Пейсоннель выделял два основных вектора варварских нашествий; он говорил о « Barbares Orientaux», «восточных варварах», главным образом скифах, двигавшихся с востока на запад, и « Barbares Septentrionaux», «северных варварах», главным образом славянах, шедших с севера на юг. Он цитировал Плиния, доказывая, что «к восточным скифам следует относить всех варваров, устремившихся на запад и известных под именами даков, гетов ( Getae) и сарматов». Они происходили из «азиатской Скифии», которую географически описывали еще и как «великую Татарию», то есть из Средней Азии и Сибири. Однако сам Пейсоннель был лично знаком лишь с «малой Татарией», Крымом и Черноморским побережьем. «Во время военной кампании, которую в 1758 году я проделал вместе с ханом татар, у меня была возможность проехать вдоль всего побережья», — писал он; в этом районе можно было обнаружить этнографические материалы для работы над древней историей варварских завоеваний:
В этих странах, лежащих вокруг Черного моря, можно найти следы народов Колхиды и азиатской Скифии, гуннов, аваров, аланов, венгерских турок, булгар, печенегов и прочих, в разное время приходивших сюда, чтобы совершать набеги на берега Дуная, куда до этого вторгались галлы, вандалы, бастарны ( Bastarnae), готы, гепиды ( Gepids), славяне, хорваты, сербы [740] .

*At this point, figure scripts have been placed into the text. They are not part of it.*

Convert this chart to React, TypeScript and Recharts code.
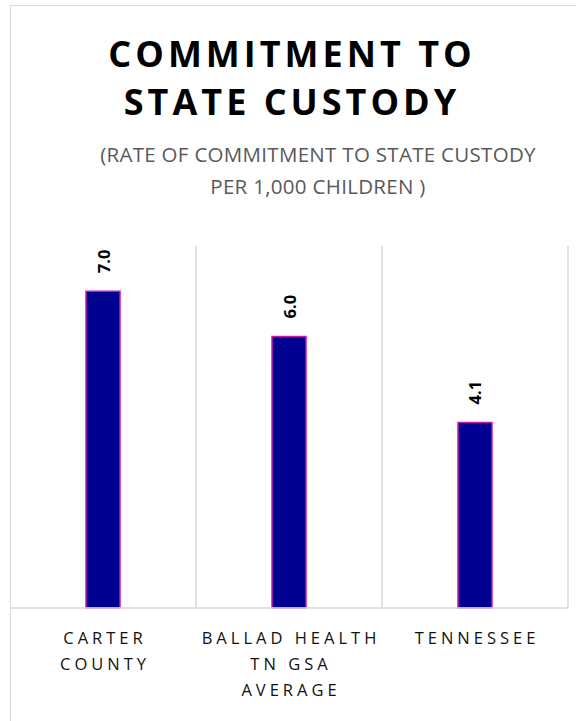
import { BarChart, Bar, XAxis, YAxis, CartesianGrid, LabelList } from 'recharts'

const categories = ['CARTER\nCOUNTY', 'BALLAD HEALTH\nTN GSA\nAVERAGE', 'TENNESSEE']
const rates = [7.0, 6.0, 4.1]
const yTicks = [0, 2, 4, 6, 8]

const data = categories.map((name, i) => ({ name, rate: rates[i] }))

const FONT = '"Open Sans", "Liberation Sans", sans-serif'

function CategoryTick({ x, y, payload }: any): JSX.Element {
  const lines = String(payload.value).split('\n')
  return (
    <g>
      {lines.map((line, i) => (
        <text
          key={i}
          x={x + 2}
          y={y + 21 + i * 26}
          textAnchor="middle"
          dominantBaseline="central"
          fontFamily={FONT}
          fontSize={16.5}
          letterSpacing={4}
          fill="#111"
        >
          {line}
        </text>
      ))}
    </g>
  )
}

function ValueLabel({ x, y, width, value }: any): JSX.Element {
  const cx = x + width / 2
  const cy = y - 18
  return (
    <text
      x={cx}
      y={cy}
      transform={`rotate(-90 ${cx} ${cy})`}
      textAnchor="start"
      dominantBaseline="central"
      fontFamily={FONT}
      fontWeight="bold"
      fontSize={16.5}
      fill="#000"
    >
      {Number(value).toFixed(1)}
    </text>
  )
}

function App(): JSX.Element {
  return (
    <div style={{ position: 'absolute', left: 0, top: 0, width: 576, height: 721, background: '#fff', overflow: 'hidden' }}>
      <div
        style={{
          position: 'absolute',
          left: 10,
          top: 5,
          width: 600,
          height: 760,
          borderLeft: '1.5px solid #d9d9d9',
          borderTop: '1.5px solid #d9d9d9'
        }}
      />
      <div
        style={{
          position: 'absolute',
          left: 0,
          top: 30,
          width: 584,
          textAlign: 'center',
          fontFamily: FONT,
          fontWeight: 'bold',
          fontSize: 36,
          lineHeight: '48px',
          letterSpacing: 4,
          color: '#000'
        }}
      >
        COMMITMENT TO
        <br />
        STATE CUSTODY
      </div>
      <div
        style={{
          position: 'absolute',
          left: 0,
          top: 138,
          width: 636,
          textAlign: 'center',
          fontFamily: FONT,
          fontSize: 20.5,
          lineHeight: '32px',
          letterSpacing: 0.3,
          color: '#595959'
        }}
      >
        (RATE OF COMMITMENT TO STATE CUSTODY
        <br />
        PER 1,000 CHILDREN )
      </div>
      <div style={{ position: 'absolute', left: 0, top: 0 }}>
        <BarChart
          width={576}
          height={721}
          data={data}
          margin={{ top: 246, right: 8, bottom: 83, left: 10 }}
        >
          <CartesianGrid
            horizontal={false}
            stroke="#d9d9d9"
            strokeWidth={1.5}
            verticalCoordinatesGenerator={({ offset }: any) =>
              categories.map((_, i) => offset.left + ((i + 1) * offset.width) / categories.length)
            }
          />
          <XAxis
            dataKey="name"
            axisLine={{ stroke: '#d9d9d9', strokeWidth: 1.5 }}
            tickLine={false}
            interval={0}
            tick={<CategoryTick />}
          />
          <YAxis hide domain={[0, 8]} ticks={yTicks} />
          <Bar
            dataKey="rate"
            fill="#000090"
            stroke="#cc1aa8"
            strokeWidth={1.5}
            barSize={34}
            isAnimationActive={false}
          >
            <LabelList dataKey="rate" content={<ValueLabel />} />
          </Bar>
        </BarChart>
      </div>
    </div>
  )
}

export default App
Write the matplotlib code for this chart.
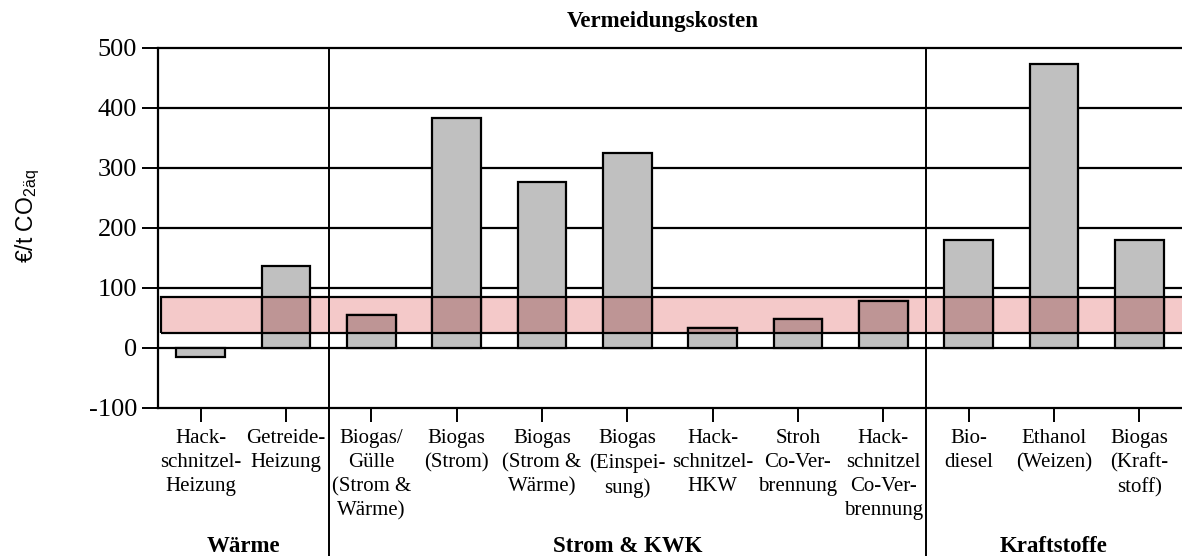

Судя по всему, Пейсоннель убежден, что, когда нужно было идентифицировать различные племена восточноевропейских варваров, ему могла помочь этнография, воссоздавая древнюю историю на основании классических источников.
740
Ibid. P. 4–7.
Это убеждение представляется еще более важным, если принять во внимание, что путешественники, посещавшие Восточную Европу в XVIII столетии, часто испытывали сходное хронологическое смещение, когда они делали историю варварских племен фоном для своих современных впечатлений. Через двадцать лет после выхода в свет книги Пейсоннеля Сегюр заметил, что, въезжая в Польшу, «оказываешься посреди полчищ гуннов, скифов, венедов, славян и сарматов». Немного позже, уже в России, он нашел, что при виде крестьян «на ваших глазах оживают скифы, даки, роксоланы, готы, наводившие некогда ужас на римский мир». Можно предположить, что Сегюр просто пользовался перечислением народов, чьи имена стали нарицательными, как литературным приемом, чтобы передать ощущение варварства; однако Пейсоннель, несомненно, считал подобные поиски «следов» древних народов скорее научными, чем литературными. Сравнивая Пейсоннеля и Сегюра — при том что оба они в конце концов обнаружили в современной Восточной Европе варваров древности, — мы видим, что граница между литературным образом и антропологическим исследованием была довольно размытой. Именно в восточной части Европы, как ни в каком другом месте, эти «следы» древней истории лежали на поверхности и античная история перетекала в современную этнографию. У Пейсоннеля, и особенно у Гиббона, категории античной истории, в которых описывались варварские народы Восточной Европы, не только перекликались с наблюдениями современных путешественников, но и прямо вошли в научный аппарат формировавшейся тогда новой общественной науки — этнографии, что особенно ярко проявилось в открытии славян Гердером. Хотя славяне — лишь один из многочисленных варварских народов, упоминавшихся у Пейсоннеля и Сегюра, именно им суждено было стать центральным элементом современного представления о Восточной Европе.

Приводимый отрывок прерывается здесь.